ESPO: EU directive fails to decrease admin burden

ESPO has claimed the EU's RFD does not decrease maritime transport's admin burden Photo: Bankenverband - Bundesverband deutscher Banken/flickr/CC BY-ND 2.0 ESPO has claimed the EU's RFD does not decrease maritime transport's admin burden Photo: Bankenverband - Bundesverband deutscher Banken/flickr/CC BY-ND 2.0

The implementation of Directive 2010/65/EU on reporting formalities for ships arriving in and/or departing from ports of the Member States (the Reporting Formalities Directive, or RFD) fails to succeed in lowering the administrative burden in maritime transport, the European Sea Ports Organisation (ESPO) has said.

In a position paper, the representative body for port administrations for harbours in the EU and Norway said that “clear scope” existed for simplification (decreasing the administrative burden for reporting formalities) and harmonisation (requesting the same data in the same way).

The association said that applying the current RFD does not lower the administrative burden in maritime transport because realising an internal market for this form of carriage should mainly focus on administrative simplification and getting rid of customs obstacles for EU goods transported between European ports.

Considerations needed

In the document, ESPO laid out a number of factors that it felt needed to be taken into account for a single window environment to be obtained successfully.

These included European ports needing to simplify administrative procedures and strengthen harmonisation efforts of the different reporting data formats — by ensuring that the same data elements could be reported to each authority in the same way — and the fact that the “reporting once principle” only had a limited scope and could engender liability problems.
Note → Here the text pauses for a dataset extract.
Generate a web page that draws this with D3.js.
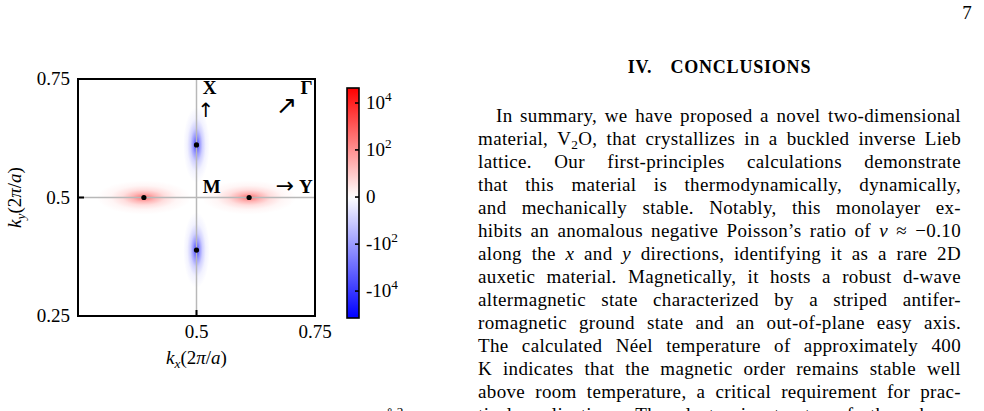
<!DOCTYPE html>
<html>
<head>
<meta charset="utf-8">
<script src="https://cdn.jsdelivr.net/npm/d3@7"></script>
<style>
  body { margin: 0; background: #fff; }
  svg { display: block; font-family: "Liberation Serif", "DejaVu Serif", serif; }
</style>
</head>
<body>
<div id="chart"></div>
<script>
// hot spots of the map, k in units of 2pi/a
const peakKx = [0.389, 0.611, 0.5, 0.5];
const peakKy = [0.5, 0.5, 0.611, 0.389];
const peakValue = [250, 250, -6000, -6000];
const peakWidthKx = [0.1, 0.1, 0.028, 0.028];
const peakWidthKy = [0.036, 0.036, 0.08, 0.08];

// axes
const kTicks = [0.25, 0.5, 0.75];
const kxTickLabels = ["", "0.5", "0.75"];
const kyTickLabels = ["0.25", "0.5", "0.75"];

// colorbar (symlog)
const cbDomain = [-1.4e5, 4.35e4];
const cbTicks = [1e4, 1e2, 0, -1e2, -1e4];
const cbTickLabels = ["10<sup>4</sup>", "10<sup>2</sup>", "0", "-10<sup>2</sup>", "-10<sup>4</sup>"];

// high-symmetry point labels (placed in k coords)
const symLabels = ["<b>X</b>", "<a>↑</a>", "<b>Γ</b>", "<a>↗</a>", "<b>M</b>", "<a>→</a> <b>Y</b>"];
const symKx = [0.513, 0.52, 0.745, 0.69, 0.513, 0.745];
const symKy = [0.718, 0.669, 0.718, 0.676, 0.51, 0.51];
const symAnchor = ["start", "middle", "end", "middle", "start", "end"];
const symArrowScale = [1, 1.05, 1, 1.35, 1, 1.15];

// page text next to the figure
const heading = ["IV.", "CONCLUSIONS"];
const paraLines = [
  "In summary, we have proposed a novel two-dimensional",
  "material, V<sub>2</sub>O, that crystallizes in a buckled inverse Lieb",
  "lattice. Our first-principles calculations demonstrate",
  "that this material is thermodynamically, dynamically,",
  "and mechanically stable. Notably, this monolayer ex-",
  "hibits an anomalous negative Poisson’s ratio of <i>ν</i> ≈ −0.10",
  "along the <i>x</i> and <i>y</i> directions, identifying it as a rare 2D",
  "auxetic material. Magnetically, it hosts a robust d-wave",
  "altermagnetic state characterized by a striped antifer-",
  "romagnetic ground state and an out-of-plane easy axis.",
  "The calculated Néel temperature of approximately 400",
  "K indicates that the magnetic order remains stable well",
  "above room temperature, a critical requirement for prac-",
  "tical applications. The electronic structure further shows"
];

const width = 984, height = 411;
const svg = d3.select("#chart").append("svg")
  .attr("width", width).attr("height", height)
  .attr("viewBox", [0, 0, width, height]);
const defs = svg.append("defs");

// small markup -> tspans
function rich(sel, str, size, arrowScale = 1.15) {
  const parts = str.split(/(<sub>.*?<\/sub>|<isub>.*?<\/isub>|<sup>.*?<\/sup>|<i>.*?<\/i>|<b>.*?<\/b>|<a>.*?<\/a>)/).filter(s => s.length);
  let back = 0;
  parts.forEach(p => {
    let m;
    if ((m = p.match(/^<(i?sub)>(.*)<\/i?sub>$/))) {
      sel.append("tspan").attr("dy", size * 0.22).style("font-size", (size * 0.7) + "px")
        .style("font-style", m[1] == "isub" ? "italic" : null).text(m[2]);
      back = -size * 0.22;
    } else if ((m = p.match(/^<sup>(.*)<\/sup>$/))) {
      sel.append("tspan").attr("dy", -size * 0.42).style("font-size", (size * 0.7) + "px").text(m[1]);
      back = size * 0.42;
    } else if ((m = p.match(/^<i>(.*)<\/i>$/))) {
      sel.append("tspan").attr("dy", back || null).style("font-style", "italic").text(m[1]);
      back = 0;
    } else if ((m = p.match(/^<b>(.*)<\/b>$/))) {
      sel.append("tspan").attr("dy", back || null).style("font-weight", "bold").text(m[1]);
      back = 0;
    } else if ((m = p.match(/^<a>(.*)<\/a>$/))) {
      // arrows, forced to text presentation
      sel.append("tspan").attr("dy", back || null).style("font-size", (size * arrowScale) + "px")
        .style("font-family", "'DejaVu Sans'").attr("fill", "#000").text(m[1] + "\uFE0E");
      back = 0;
    } else {
      sel.append("tspan").attr("dy", back || null).text(p);
      back = 0;
    }
  });
  return sel;
}

// ---------- map ----------
const x = d3.scaleLinear().domain([0.25, 0.75]).range([78, 315]);
const y = d3.scaleLinear().domain([0.25, 0.75]).range([316, 79]);

const posT = d3.scaleSymlog().domain([0, cbDomain[1]]).range([0, 1]).clamp(true);
const negT = d3.scaleSymlog().domain([0, -cbDomain[0]]).range([0, 1]).clamp(true);
const color = v => v >= 0 ? d3.interpolateRgb("#ffffff", "#ff0000")(posT(v))
                          : d3.interpolateRgb("#ffffff", "#0000ff")(negT(-v));

defs.append("clipPath").attr("id", "plotclip")
  .append("rect").attr("x", x(0.25)).attr("y", y(0.75))
  .attr("width", x(0.75) - x(0.25)).attr("height", y(0.25) - y(0.75));

const peaks = peakKx.map((kx, i) => ({ kx, ky: peakKy[i], v: peakValue[i], wx: peakWidthKx[i], wy: peakWidthKy[i] }));

const grad = defs.selectAll("radialGradient").data(peaks).join("radialGradient")
  .attr("id", (d, i) => "blob" + i);
[[0, 1], [0.1, 0.88], [0.25, 0.55], [0.45, 0.25], [0.7, 0.07], [1, 0]].forEach(([o, a]) => {
  grad.append("stop").attr("offset", o).attr("stop-color", d => color(d.v)).attr("stop-opacity", a);
});

const plot = svg.append("g").attr("clip-path", "url(#plotclip)");
plot.selectAll("ellipse").data(peaks).join("ellipse")
  .attr("cx", d => x(d.kx)).attr("cy", d => y(d.ky))
  .attr("rx", d => x(d.kx + d.wx) - x(d.kx))
  .attr("ry", d => y(d.ky) - y(d.ky + d.wy))
  .attr("fill", (d, i) => `url(#blob${i})`);

// M-X and M-Y guide lines
plot.append("line").attr("x1", x(0.5)).attr("x2", x(0.5)).attr("y1", y(0.25)).attr("y2", y(0.75))
  .attr("stroke", "#b8b8b8").attr("stroke-width", 1.5);
plot.append("line").attr("x1", x(0.25)).attr("x2", x(0.75)).attr("y1", y(0.5)).attr("y2", y(0.5))
  .attr("stroke", "#b8b8b8").attr("stroke-width", 1.5);

plot.selectAll("circle").data(peaks).join("circle")
  .attr("cx", d => x(d.kx)).attr("cy", d => y(d.ky)).attr("r", 2.6).attr("fill", "#000");

// symmetry labels
symLabels.forEach((s, i) => {
  rich(svg.append("text").attr("x", x(symKx[i])).attr("y", y(symKy[i]))
    .attr("text-anchor", symAnchor[i]).style("font-size", "19px"), s, 19, symArrowScale[i]);
});

// frame + inward ticks
svg.append("rect").attr("x", x(0.25)).attr("y", y(0.75))
  .attr("width", x(0.75) - x(0.25)).attr("height", y(0.25) - y(0.75))
  .attr("fill", "none").attr("stroke", "#000").attr("stroke-width", 2);
svg.append("g").selectAll("line").data(kTicks).join("line")
  .attr("x1", x(0.25)).attr("x2", x(0.25) + 6).attr("y1", d => y(d)).attr("y2", d => y(d))
  .attr("stroke", "#000").attr("stroke-width", 2);
svg.append("g").selectAll("line").data(kTicks).join("line")
  .attr("y1", y(0.25)).attr("y2", y(0.25) - 6).attr("x1", d => x(d)).attr("x2", d => x(d))
  .attr("stroke", "#000").attr("stroke-width", 2);

svg.append("g").selectAll("text").data(kTicks).join("text")
  .attr("x", 70).attr("y", d => y(d) + 6).attr("text-anchor", "end")
  .style("font-size", "19px").text((d, i) => kyTickLabels[i]);
svg.append("g").selectAll("text").data(kTicks).join("text")
  .attr("x", d => x(d)).attr("y", y(0.25) + 22).attr("text-anchor", "middle")
  .style("font-size", "19px").text((d, i) => kxTickLabels[i]);

rich(svg.append("text").attr("x", x(0.5)).attr("y", 364).attr("text-anchor", "middle")
  .style("font-size", "19px"), "<i>k</i><isub>x</isub>(2<i>π</i>/<i>a</i>)", 19);
rich(svg.append("text").attr("transform", `translate(21,${y(0.5)}) rotate(-90)`).attr("text-anchor", "middle")
  .style("font-size", "19px"), "<i>k</i><isub>y</isub>(2<i>π</i>/<i>a</i>)", 19);

// ---------- colorbar ----------
const cbX = 347, cbW = 12;
const cb = d3.scaleSymlog().domain(cbDomain).range([318, 88]);
const cbGrad = defs.append("linearGradient").attr("id", "cbgrad")
  .attr("x1", 0).attr("y1", 1).attr("x2", 0).attr("y2", 0);
d3.range(0, 1.0001, 0.02).forEach(t => {
  const py = 318 - t * 230;
  cbGrad.append("stop").attr("offset", t).attr("stop-color", color(cb.invert(py)));
});
svg.append("rect").attr("x", cbX).attr("y", 88).attr("width", cbW).attr("height", 230)
  .attr("fill", "url(#cbgrad)").attr("stroke", "#000").attr("stroke-width", 1.6);
svg.append("g").selectAll("line").data(cbTicks).join("line")
  .attr("x1", cbX + cbW).attr("x2", cbX + cbW - 4).attr("y1", d => cb(d)).attr("y2", d => cb(d))
  .attr("stroke", "#000").attr("stroke-width", 1.6);
cbTicks.forEach((v, i) => {
  rich(svg.append("text").attr("x", cbX + cbW + 7).attr("y", cb(v) + 6).style("font-size", "19px"),
    cbTickLabels[i], 19);
});

// ---------- page text ----------
const colL = 478, colR = 961, indent = 18, base0 = 122, lead = 23;
svg.append("text").attr("x", 967).attr("y", 19).attr("text-anchor", "middle")
  .style("font-size", "19px").text("7");

const head = svg.append("text").attr("x", (colL + colR) / 2).attr("y", 73).attr("text-anchor", "middle")
  .style("font-size", "18px").style("font-weight", "bold").style("letter-spacing", "0.8px");
head.append("tspan").text(heading[0]);
head.append("tspan").attr("dx", 18).text(heading[1]);

paraLines.forEach((line, li) => {
  const words = line.split(" ");
  const g = svg.append("g");
  const nodes = words.map(w => rich(g.append("text").attr("y", base0 + li * lead)
    .style("font-size", "19px").style("letter-spacing", "0.35px"), w, 19));
  const widths = nodes.map(n => n.node().getComputedTextLength());
  const start = colL + (li === 0 ? indent : 0);
  const gap = (colR - start - d3.sum(widths)) / (words.length - 1);
  let cx = start;
  nodes.forEach((n, i) => { n.attr("x", cx); cx += widths[i] + gap; });
});

// fragment of the caption below the figure, cut at the page edge
rich(svg.append("text").attr("x", 383).attr("y", 424).style("font-size", "19px"), "Å<sup>2</sup>", 19);
</script>
</body>
</html>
Additionally, the organisation believed all ongoing work to standardise the format that the data was reported through needed to be supported and further encouraged.

ESPO also said that a priority should be co-operation between custom and maritime authorities in simplifying their administrative processes and harmonising data formats and that reporting should occur through robust but flexible systems that guarantee data reliability and permit a multichannel approach.

Also needing taking into account was the idea that developing a European Single Window environment as an interface where the data provider passed all a vessel call’s requirements in one go could only work if this structure was more than just a technical interface.

Finally, it felt that the scope of the European Single Window environment should be clearly defined with regards to how its concept could satisfy administrative and operational needs from stakeholders.

The association also said in the paper that overall, European ports felt that huge technological progress had been made since the adoption of the first national single window in maritime — with today’s digitalisation technologies often offering far more advanced, safer, cheaper and more interoperable solutions for many of the challenges it had noted.

This next technological stage “should already be taken into account” when working on a single window system, with this helping to solve some of the outstanding problems, ESPO claimed.